Now how does this tie to unemployment, and what perspective does age bring. Today, unemployment is high among those with the lowest levels of educational attainment, particularly the young. This is because firms in America do not create low-skilled jobs outside of certain service industries that are not subject to trade (in fact one of the areas with the most rapid employment growth is the food service sector which tends to employ large numbers of unskilled workers). The same thing happened in 1980, when America’s heavy industry (particularly the steel industry, but also automobile manufacturing and mining) began to move from a low-skilled mass labor force to a mechanized production process. This led to very high unemployment rates – particularly among middle aged, non-college educated men.
At the time, the pundits and politicians all went into high gear to support heavy industry and to create policies to get steelworkers back to work. But even with government support, there was no way that the thousands of steel workers would ever again be employed in blast furnaces. The world had simply changed around them. When America recognized this in the later part of the 1980’s the economy boomed again.

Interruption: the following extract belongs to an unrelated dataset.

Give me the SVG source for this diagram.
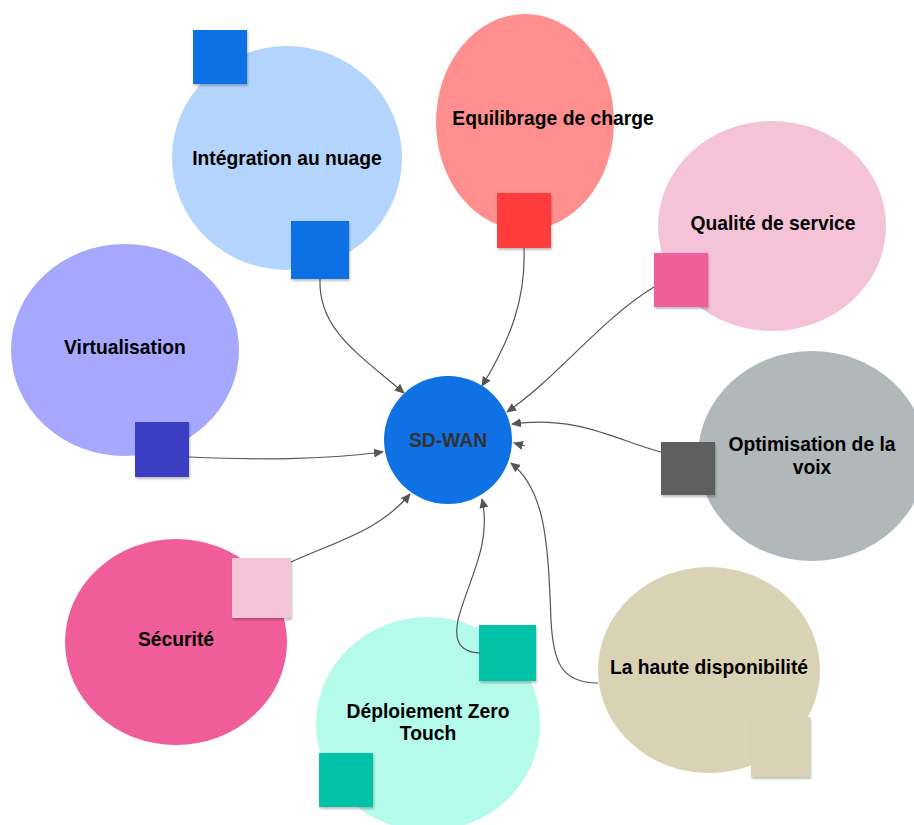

The same thing is true today. Trying to “compete with China” in low-wage assembly production is not only impossible; it simply makes no economic sense.
Government support to protect favored sectors simply does not make reality go away. It didn’t work for coal miners and steel workers in 1980, and won’t work today for bankers, autoworkers, railroad workers, or for whatever “green” workers are. Rather, policies that encourage entrepreneurial risk-taking and skill development will be what pull the economy out of neutral, and lead to the next economic boom.